Art and Culture in Virtual Reality
“Art washes away from the soul the dust of everyday life”- Pablo Picasso
Millions around the world are lamenting cancelled vacations or postponed trips to the stunning museums in Paris or London, but thanks to modern technology, cultural connoisseurs can still satiate their thirst for enlightenment and anthropology via virtual cultural and artistic odysseys from the comforts of their homes. While there are over 2,500 institutions which now offer virtual tours of their collections on the Google Arts & Culture platform, our Culture Ambassadors have curated some of their favourites.
Uffizi Gallery, Florence, Italy
One of the world’s finest and oldest art galleries, the Uffizi Gallery was designed by the legendary Giorgio Vasari in 1560 for an influential member of the Medici family. Over the centuries, this stunning gallery has amassed an unparalleled collection of masterpieces from legendary artists such as Caravaggio, Titian, Michelangelo, Raphael and Leonardo da Vinci.
Musée d’Orsay, Paris, France
Originally constructed as a grand railway station and hotel, the Musée d’Orsay now houses the most comprehensive collection of impressionist and post-impressionist masterpieces in the world. Be enthralled by the brush strokes of Monet, Gauguin, Van Gogh and Jean-François Millet, among many others in a scintillating virtual art exhibition.
Guggenheim Museum, New York, United States
A visit to the Guggenheim is a unique experience unlike any offered by a conventional art gallery – architect Frank Lloyd Wright designed the museum to symbolise a journey into the artistic realm, with visitors walking up (or down) a gently sloping spiral. Featuring a massive collection of artwork from the Impressionist, Modern and Contemporary eras, art enthusiasts can browse the creations of great artists like Picasso, Kandinsky and Miró via Google Arts & Culture.
Palace of Versailles, Versailles, France
Fans of French aristocratic art, architecture and culture are in for a treat as the palace takes visitors on a journey throughout the rich collections of the Palace and its art collection of over 22,000 pieces. Even if you aren’t a Francophile, we guarantee that you will be blown away by the majestic Hall of Mirrors, the Grand Trianon, and the regal beauty of the royal apartments.
Metropolitan Museum of Modern Art, New York, United States
Featuring a collection of over 150,000 paintings, sculptures, drawings, prints, photographs, architectural models and drawings, and design objects, the Museum of Modern Art is home to some of the world’s most amazing contemporary art pieces, such as Henri Rousseau’s The Dream, Van Gogh’s The Starry Night, and even some of Van Gogh and Picasso’s most renowned paintings.
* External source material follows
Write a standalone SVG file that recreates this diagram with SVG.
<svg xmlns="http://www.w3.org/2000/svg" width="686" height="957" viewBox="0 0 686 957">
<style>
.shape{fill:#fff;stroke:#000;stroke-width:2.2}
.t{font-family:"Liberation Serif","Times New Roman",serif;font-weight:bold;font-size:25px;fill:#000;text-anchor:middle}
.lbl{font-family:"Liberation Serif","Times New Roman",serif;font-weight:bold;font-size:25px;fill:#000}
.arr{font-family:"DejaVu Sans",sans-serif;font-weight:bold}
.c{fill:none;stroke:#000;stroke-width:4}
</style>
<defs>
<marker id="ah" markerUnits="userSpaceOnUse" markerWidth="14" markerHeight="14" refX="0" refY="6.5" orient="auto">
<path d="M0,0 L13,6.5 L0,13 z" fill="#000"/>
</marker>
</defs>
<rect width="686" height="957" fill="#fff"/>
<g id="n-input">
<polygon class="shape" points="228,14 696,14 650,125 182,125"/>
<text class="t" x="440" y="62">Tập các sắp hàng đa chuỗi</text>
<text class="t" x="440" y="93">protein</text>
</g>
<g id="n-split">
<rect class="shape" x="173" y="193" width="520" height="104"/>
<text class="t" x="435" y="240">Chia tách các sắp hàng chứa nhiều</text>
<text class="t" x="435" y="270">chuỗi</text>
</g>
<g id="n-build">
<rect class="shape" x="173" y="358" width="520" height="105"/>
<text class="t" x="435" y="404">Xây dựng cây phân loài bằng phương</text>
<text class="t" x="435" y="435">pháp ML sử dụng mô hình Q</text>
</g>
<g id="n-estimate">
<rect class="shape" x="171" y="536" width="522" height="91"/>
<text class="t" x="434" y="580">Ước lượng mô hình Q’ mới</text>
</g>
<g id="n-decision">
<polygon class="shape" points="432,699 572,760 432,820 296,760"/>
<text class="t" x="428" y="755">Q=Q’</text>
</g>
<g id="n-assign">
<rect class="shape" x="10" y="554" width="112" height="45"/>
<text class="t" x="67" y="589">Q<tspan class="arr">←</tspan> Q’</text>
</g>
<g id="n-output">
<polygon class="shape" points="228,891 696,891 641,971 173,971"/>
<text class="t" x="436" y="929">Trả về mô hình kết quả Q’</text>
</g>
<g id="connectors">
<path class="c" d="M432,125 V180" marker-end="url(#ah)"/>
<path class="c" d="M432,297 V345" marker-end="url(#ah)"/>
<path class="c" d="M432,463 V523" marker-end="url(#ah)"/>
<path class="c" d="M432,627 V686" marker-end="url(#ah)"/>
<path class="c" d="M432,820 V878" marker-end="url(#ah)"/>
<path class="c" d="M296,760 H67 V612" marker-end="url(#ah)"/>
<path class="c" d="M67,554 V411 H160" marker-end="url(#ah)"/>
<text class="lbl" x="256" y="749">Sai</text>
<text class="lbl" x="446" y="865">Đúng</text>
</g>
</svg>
British Museum, London, United Kingdom
Human history comes alive at this extraordinary museum which offers visitors a glimpse of rare artifacts from almost every corner of the globe. There are around 8 million objects in the museum’s collection, such as the Rosetta Stone and the Elgin Marbles, complemented by a rich database of resources and audio podcasts that will keep you entertained, and distracted from the boredom of home quarantine.
State Hermitage Museum, St Petersburg, Russia
Not many people know this but this museum is one of the world’s largest. Housed within the grandiose walls of the Winter Palace, this iconic complex used to be the residence of the Russian Tsars. Visits can marvel at the museum’s grandiose interiors and paintings by masters including Van Dyck, Rubens, Rembrandt, and Leonardo da Vinci, in almost life-like resolution. Anyone who’s ever tried visiting the inexhaustible collection of the Hermitage on foot, knows that it is almost mission impossible, so we should all be fortunate to now have the privilege of doing it from the comfort of our homes.
Kyoto National Museum, Kyoto, Japan
Established in 1897 by the Japanese government to preserve and protect the cultural relics in Japan during the Meiji period, this museum focuses on pre-modern Japanese art and relics, particularly those from the Edo period. Although the visitor will not get full access to the museum’s 29 National Treasures and 196 Important Cultural Properties, you will be amazed by the stunning oriental artwork, featuring ink paintings and artwork from the Edo period, and depiction of the Samurai culture.
Museu de Arte de São Paulo, São Paulo, Brazil
The Museu de Arte de São Paulo is renowned for its extensive collection of European and Brazilian art. Interestingly, this museum has a unique way of presenting its art by placing the artworks on clear frames to make it seem as if the art pieces are hovering in mid-air. Famous masterpieces include works like Renoir’s Pink and Blue, and Diego Velázquez’s Portrait of the Count-Duke of Olivares.
Akasaka Palace (The State Guest House), Tokyo, Japan
This historical palace epitomises the beautiful fusion of Japanese and Neo-Baroque architectural elements. Originally constructed as a residence for the Crown Prince, this beautiful palace, with its stately function rooms such as the Hagoromo no Ma and Sairan no Ma, is now used to host visiting state dignitaries. You will be spellbound by the intricate details of its unique architectural design and exquisite Japanese ornaments.